___ Record set ___

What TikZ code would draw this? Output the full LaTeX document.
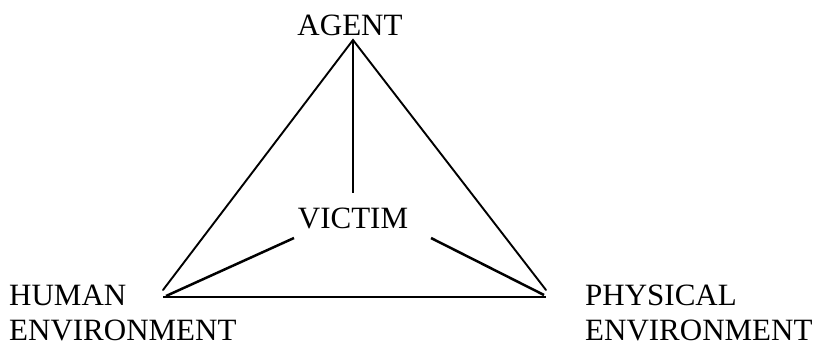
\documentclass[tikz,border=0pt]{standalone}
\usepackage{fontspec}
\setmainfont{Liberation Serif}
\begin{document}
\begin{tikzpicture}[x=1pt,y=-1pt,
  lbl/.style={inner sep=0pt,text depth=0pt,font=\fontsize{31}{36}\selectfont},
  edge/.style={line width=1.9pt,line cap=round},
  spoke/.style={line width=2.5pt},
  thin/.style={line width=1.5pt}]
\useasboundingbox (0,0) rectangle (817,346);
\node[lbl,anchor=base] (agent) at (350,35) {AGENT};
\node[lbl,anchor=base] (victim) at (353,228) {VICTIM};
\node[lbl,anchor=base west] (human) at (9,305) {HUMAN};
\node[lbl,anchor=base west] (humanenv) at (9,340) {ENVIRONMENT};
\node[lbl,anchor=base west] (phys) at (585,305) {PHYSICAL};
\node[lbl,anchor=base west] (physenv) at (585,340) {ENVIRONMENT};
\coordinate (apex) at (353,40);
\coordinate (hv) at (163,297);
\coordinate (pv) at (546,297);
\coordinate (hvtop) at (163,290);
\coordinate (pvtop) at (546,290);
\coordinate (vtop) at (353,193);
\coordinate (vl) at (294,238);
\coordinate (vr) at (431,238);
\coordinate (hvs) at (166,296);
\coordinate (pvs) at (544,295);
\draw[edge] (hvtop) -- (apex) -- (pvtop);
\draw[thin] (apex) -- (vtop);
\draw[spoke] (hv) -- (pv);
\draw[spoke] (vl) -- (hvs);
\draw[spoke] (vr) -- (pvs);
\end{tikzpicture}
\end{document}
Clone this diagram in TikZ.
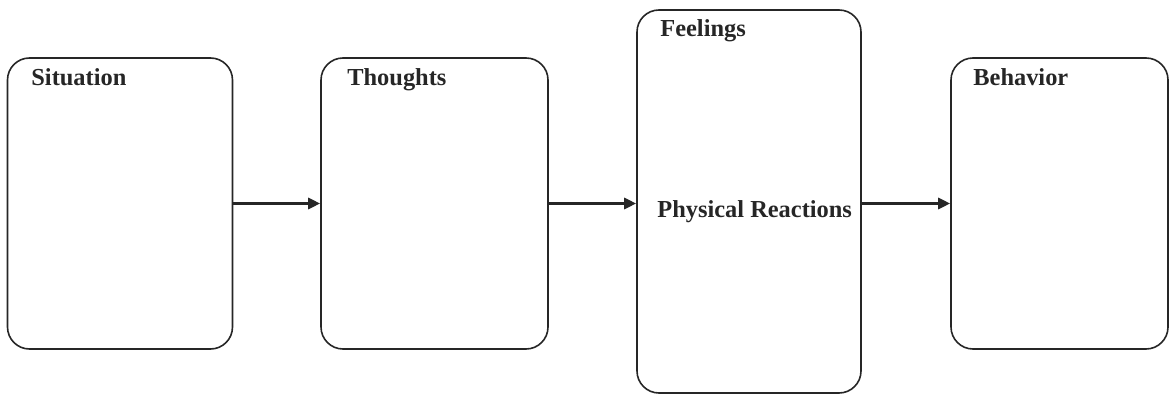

___
___ Record set ___

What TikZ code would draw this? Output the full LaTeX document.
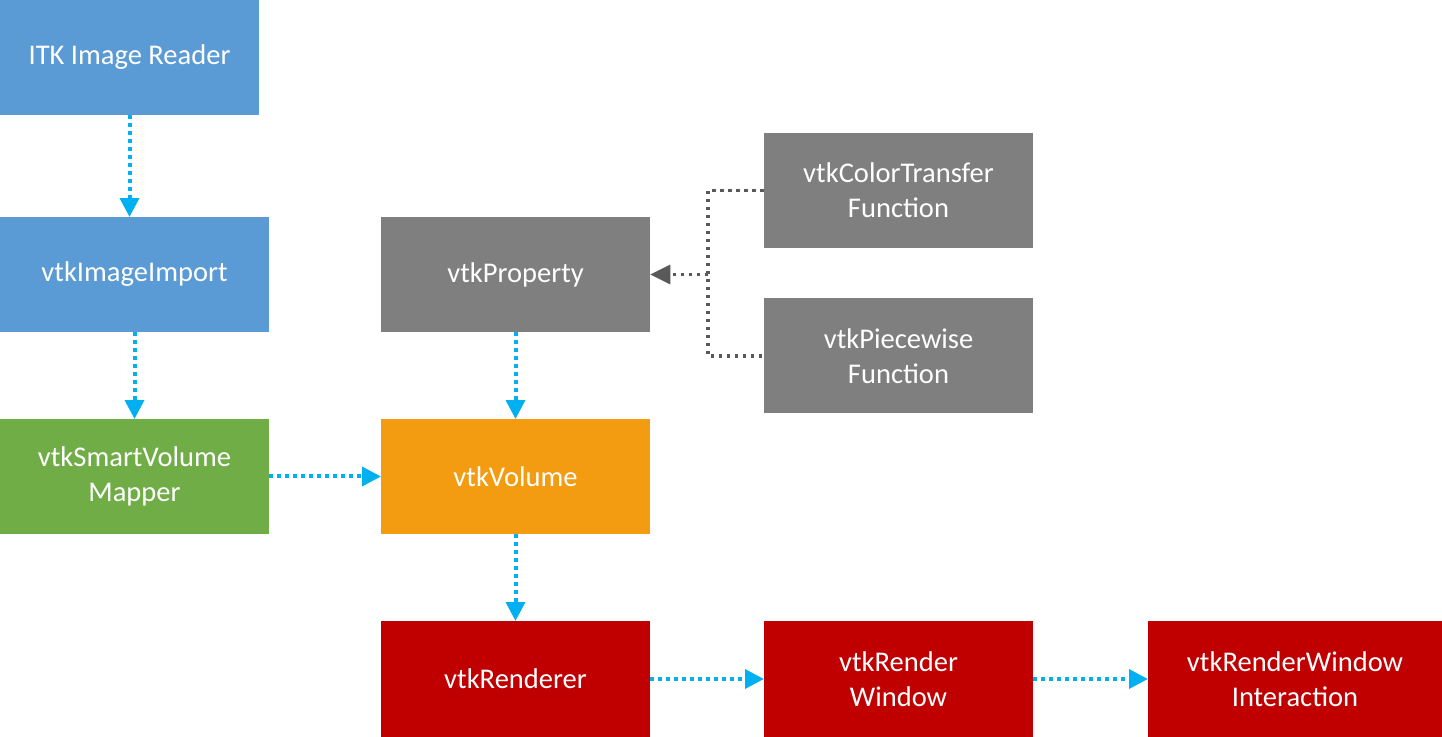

___
___ Record set ___

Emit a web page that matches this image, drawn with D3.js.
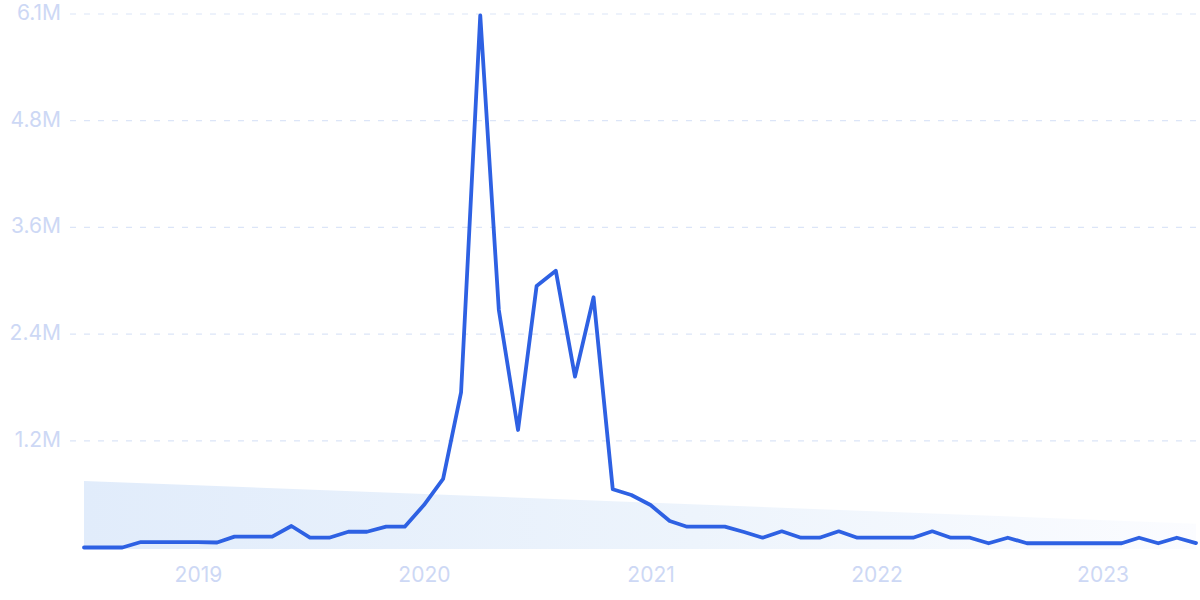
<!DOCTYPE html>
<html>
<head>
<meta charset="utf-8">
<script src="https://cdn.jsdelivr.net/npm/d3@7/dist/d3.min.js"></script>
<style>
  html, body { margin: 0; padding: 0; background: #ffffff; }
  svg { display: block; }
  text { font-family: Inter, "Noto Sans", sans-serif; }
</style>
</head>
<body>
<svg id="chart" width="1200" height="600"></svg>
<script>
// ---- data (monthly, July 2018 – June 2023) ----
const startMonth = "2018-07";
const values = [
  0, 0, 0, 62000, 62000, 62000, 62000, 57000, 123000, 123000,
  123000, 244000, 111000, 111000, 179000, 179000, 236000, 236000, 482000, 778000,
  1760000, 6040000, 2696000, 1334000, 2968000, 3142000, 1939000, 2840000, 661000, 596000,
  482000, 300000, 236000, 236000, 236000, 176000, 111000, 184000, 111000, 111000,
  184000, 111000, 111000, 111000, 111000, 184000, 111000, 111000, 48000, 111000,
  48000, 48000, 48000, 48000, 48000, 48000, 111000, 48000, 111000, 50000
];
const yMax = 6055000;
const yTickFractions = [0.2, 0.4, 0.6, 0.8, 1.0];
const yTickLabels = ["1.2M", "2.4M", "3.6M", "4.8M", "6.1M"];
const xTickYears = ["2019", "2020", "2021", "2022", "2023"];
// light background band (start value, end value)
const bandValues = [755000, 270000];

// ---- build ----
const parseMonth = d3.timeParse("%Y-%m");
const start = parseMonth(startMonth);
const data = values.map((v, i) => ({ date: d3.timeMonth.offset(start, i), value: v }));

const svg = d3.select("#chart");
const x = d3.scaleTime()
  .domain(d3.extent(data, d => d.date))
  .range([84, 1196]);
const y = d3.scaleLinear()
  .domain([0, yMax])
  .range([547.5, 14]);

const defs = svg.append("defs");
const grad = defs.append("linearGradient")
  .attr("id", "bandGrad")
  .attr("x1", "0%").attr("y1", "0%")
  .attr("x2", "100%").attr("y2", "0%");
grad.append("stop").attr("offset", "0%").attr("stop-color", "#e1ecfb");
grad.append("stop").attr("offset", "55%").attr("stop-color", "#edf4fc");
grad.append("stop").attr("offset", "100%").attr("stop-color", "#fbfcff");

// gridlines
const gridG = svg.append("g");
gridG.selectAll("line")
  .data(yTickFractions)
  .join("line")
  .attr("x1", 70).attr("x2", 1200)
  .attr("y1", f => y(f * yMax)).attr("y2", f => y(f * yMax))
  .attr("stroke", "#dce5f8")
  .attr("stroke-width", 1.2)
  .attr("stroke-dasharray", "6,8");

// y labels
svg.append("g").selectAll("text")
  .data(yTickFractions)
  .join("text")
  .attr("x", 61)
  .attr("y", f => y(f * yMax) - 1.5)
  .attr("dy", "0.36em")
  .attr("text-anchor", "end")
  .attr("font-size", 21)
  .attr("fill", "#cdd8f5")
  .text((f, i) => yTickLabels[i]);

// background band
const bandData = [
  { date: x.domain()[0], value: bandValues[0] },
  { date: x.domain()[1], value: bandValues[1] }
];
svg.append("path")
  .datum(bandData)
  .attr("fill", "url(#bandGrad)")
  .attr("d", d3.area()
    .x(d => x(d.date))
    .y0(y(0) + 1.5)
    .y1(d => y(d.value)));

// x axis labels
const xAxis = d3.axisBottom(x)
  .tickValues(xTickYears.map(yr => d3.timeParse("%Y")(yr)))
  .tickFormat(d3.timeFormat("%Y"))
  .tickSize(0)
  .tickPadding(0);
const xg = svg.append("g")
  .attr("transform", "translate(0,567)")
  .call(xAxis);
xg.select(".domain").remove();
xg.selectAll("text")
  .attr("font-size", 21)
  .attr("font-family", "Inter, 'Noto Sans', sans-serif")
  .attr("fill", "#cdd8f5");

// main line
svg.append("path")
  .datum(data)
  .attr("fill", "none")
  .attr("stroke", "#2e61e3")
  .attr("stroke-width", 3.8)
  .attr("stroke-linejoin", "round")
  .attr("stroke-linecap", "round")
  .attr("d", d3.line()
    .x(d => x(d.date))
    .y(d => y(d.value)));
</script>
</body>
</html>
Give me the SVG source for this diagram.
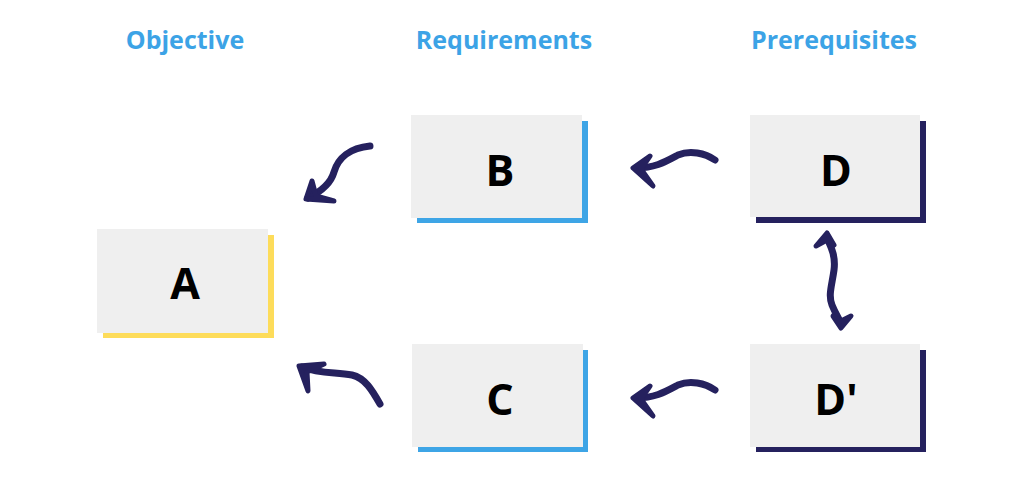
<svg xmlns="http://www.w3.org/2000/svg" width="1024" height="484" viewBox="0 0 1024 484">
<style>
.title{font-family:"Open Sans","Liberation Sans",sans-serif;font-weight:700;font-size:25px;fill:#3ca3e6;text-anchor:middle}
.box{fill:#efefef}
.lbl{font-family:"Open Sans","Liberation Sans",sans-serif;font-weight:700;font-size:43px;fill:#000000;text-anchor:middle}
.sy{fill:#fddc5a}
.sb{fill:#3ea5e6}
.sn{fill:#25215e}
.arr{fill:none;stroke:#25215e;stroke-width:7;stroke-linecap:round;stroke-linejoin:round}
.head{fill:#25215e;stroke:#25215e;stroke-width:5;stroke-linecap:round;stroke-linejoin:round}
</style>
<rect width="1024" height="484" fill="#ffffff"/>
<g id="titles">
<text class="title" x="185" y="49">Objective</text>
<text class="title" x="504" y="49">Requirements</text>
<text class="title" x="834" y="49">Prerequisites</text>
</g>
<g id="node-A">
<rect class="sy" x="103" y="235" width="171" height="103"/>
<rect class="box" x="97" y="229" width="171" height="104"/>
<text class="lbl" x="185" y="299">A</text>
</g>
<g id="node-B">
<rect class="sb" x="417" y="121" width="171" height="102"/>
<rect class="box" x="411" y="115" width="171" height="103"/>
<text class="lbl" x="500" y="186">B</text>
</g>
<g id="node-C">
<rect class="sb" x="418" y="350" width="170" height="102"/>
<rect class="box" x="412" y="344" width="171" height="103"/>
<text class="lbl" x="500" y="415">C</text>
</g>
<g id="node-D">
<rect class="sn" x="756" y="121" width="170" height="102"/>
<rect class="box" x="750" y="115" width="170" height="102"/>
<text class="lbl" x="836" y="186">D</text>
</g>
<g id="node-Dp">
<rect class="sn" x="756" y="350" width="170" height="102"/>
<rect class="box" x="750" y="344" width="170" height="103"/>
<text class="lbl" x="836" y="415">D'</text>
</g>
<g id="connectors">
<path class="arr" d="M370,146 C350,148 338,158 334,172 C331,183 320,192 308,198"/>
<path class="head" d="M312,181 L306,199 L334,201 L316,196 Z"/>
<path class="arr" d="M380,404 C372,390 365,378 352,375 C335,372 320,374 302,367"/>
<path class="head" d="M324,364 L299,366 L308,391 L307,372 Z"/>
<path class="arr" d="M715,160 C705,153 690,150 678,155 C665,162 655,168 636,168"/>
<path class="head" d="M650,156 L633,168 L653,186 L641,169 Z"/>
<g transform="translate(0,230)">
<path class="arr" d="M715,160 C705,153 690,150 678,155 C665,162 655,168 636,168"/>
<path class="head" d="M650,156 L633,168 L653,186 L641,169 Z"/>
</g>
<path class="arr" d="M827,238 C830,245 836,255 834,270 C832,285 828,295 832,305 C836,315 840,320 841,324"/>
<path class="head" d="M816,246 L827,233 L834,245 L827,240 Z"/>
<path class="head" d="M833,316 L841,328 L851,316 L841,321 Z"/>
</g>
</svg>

___

The exercise: Filter the listing above by the word "diagram"; copy each line that passes.

Full solution:
Clone this diagram in TikZ.
Give me the SVG source for this diagram.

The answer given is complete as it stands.